— BEGIN Material —

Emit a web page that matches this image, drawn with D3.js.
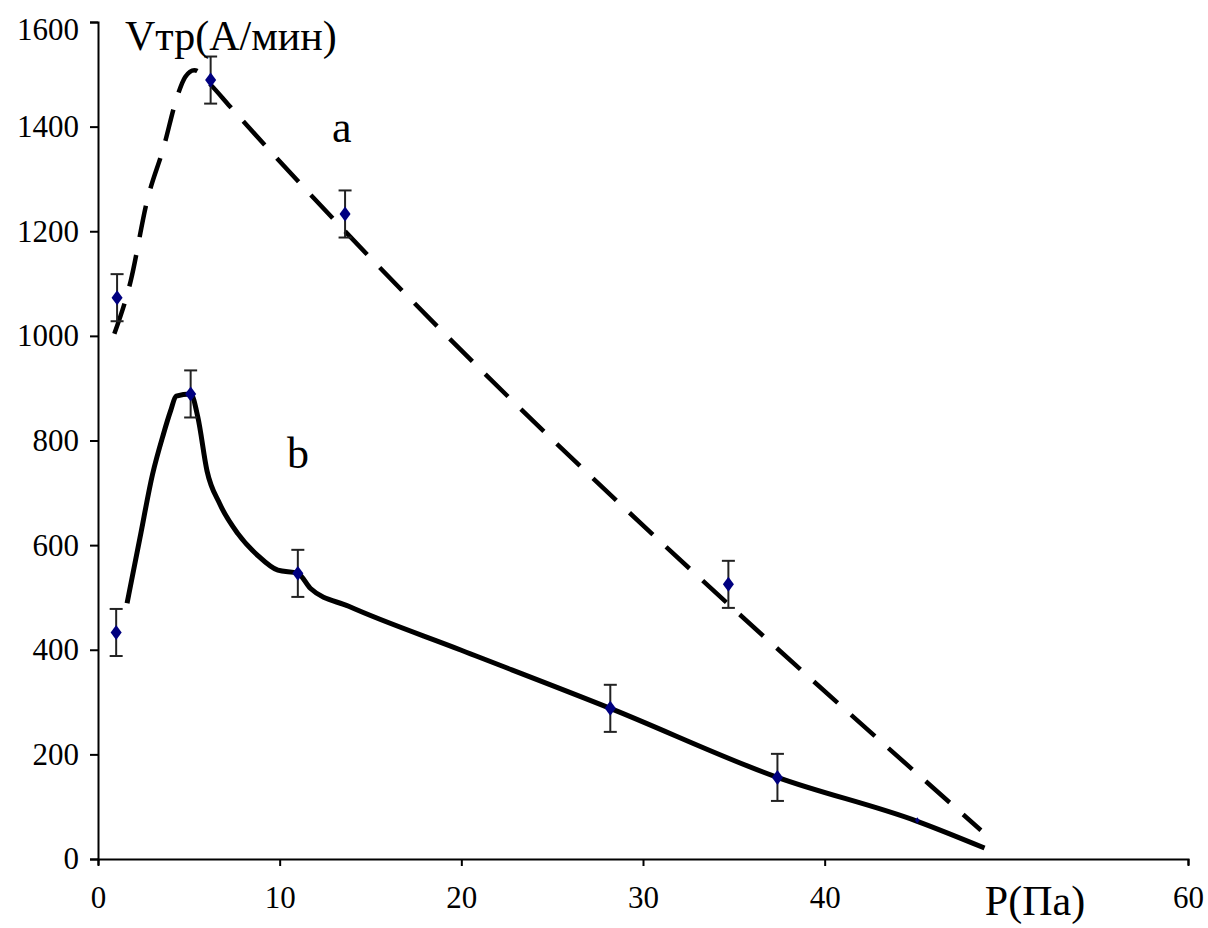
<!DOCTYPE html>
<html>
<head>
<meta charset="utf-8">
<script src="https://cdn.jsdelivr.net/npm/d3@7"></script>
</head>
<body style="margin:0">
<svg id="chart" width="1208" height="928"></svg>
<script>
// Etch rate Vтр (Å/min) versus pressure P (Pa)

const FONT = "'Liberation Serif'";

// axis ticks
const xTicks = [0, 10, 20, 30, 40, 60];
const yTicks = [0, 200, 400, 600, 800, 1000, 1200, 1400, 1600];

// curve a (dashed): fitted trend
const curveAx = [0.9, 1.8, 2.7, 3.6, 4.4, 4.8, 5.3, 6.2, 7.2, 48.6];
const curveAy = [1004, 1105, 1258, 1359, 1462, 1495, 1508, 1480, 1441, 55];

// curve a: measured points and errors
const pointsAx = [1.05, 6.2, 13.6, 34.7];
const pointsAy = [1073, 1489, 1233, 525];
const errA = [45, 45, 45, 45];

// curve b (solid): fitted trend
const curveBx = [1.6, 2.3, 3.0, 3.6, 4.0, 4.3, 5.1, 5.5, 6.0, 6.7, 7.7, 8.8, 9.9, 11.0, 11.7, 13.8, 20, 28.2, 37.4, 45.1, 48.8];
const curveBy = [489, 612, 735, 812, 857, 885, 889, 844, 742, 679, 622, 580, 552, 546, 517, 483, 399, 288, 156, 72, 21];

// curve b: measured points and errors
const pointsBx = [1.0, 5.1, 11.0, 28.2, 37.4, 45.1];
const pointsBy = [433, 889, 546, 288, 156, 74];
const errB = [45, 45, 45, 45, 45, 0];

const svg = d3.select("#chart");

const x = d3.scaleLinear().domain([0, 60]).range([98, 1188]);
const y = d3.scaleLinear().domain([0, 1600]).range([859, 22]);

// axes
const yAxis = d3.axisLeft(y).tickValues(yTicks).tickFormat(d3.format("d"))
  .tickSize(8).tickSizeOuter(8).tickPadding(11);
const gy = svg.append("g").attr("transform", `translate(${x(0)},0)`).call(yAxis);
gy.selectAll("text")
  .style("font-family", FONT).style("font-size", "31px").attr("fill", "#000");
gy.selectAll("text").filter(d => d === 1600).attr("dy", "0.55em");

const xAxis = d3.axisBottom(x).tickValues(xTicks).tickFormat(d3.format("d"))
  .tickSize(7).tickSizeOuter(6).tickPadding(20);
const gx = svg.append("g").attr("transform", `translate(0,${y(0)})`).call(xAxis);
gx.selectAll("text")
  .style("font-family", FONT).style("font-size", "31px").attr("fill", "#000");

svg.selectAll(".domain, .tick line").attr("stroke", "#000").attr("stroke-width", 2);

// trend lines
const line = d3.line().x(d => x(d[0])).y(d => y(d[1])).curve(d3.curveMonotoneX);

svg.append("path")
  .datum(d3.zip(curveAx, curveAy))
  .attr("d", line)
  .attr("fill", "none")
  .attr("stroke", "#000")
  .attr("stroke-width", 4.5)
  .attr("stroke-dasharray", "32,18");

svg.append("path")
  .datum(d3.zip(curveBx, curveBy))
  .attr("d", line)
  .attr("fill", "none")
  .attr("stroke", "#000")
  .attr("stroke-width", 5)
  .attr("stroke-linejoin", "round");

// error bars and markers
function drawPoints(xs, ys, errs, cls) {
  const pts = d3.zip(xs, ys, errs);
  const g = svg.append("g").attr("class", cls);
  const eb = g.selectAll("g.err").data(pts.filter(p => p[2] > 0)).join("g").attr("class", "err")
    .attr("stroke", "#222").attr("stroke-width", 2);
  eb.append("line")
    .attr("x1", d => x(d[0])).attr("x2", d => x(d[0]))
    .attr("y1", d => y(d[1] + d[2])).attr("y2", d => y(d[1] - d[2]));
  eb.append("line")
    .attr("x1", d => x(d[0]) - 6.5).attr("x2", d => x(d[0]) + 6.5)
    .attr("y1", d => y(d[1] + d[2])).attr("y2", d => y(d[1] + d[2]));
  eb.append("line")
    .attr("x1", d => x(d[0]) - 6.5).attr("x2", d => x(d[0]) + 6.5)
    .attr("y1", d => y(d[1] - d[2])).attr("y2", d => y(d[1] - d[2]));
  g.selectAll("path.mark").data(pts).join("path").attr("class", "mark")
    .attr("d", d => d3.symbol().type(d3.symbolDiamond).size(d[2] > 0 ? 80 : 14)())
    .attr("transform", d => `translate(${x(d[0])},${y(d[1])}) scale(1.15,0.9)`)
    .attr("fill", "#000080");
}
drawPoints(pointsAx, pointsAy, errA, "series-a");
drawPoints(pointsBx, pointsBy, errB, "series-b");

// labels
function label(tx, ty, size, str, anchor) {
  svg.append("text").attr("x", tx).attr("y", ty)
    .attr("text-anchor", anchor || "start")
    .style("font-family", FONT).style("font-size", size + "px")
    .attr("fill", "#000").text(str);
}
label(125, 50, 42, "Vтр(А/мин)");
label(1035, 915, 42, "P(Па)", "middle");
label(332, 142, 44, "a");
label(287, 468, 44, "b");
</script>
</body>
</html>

— END Material —

▶ [What is asked] Exactly as they appear, print the lines of the listing above from its first line through the line that contains "pressure P (Pa)", minus the pictures.

▶ [Finished answer]
Emit a web page that matches this image, drawn with D3.js.
<!DOCTYPE html>
<html>
<head>
<meta charset="utf-8">
<script src="https://cdn.jsdelivr.net/npm/d3@7"></script>
</head>
<body style="margin:0">
<svg id="chart" width="1208" height="928"></svg>
<script>
// Etch rate Vтр (Å/min) versus pressure P (Pa)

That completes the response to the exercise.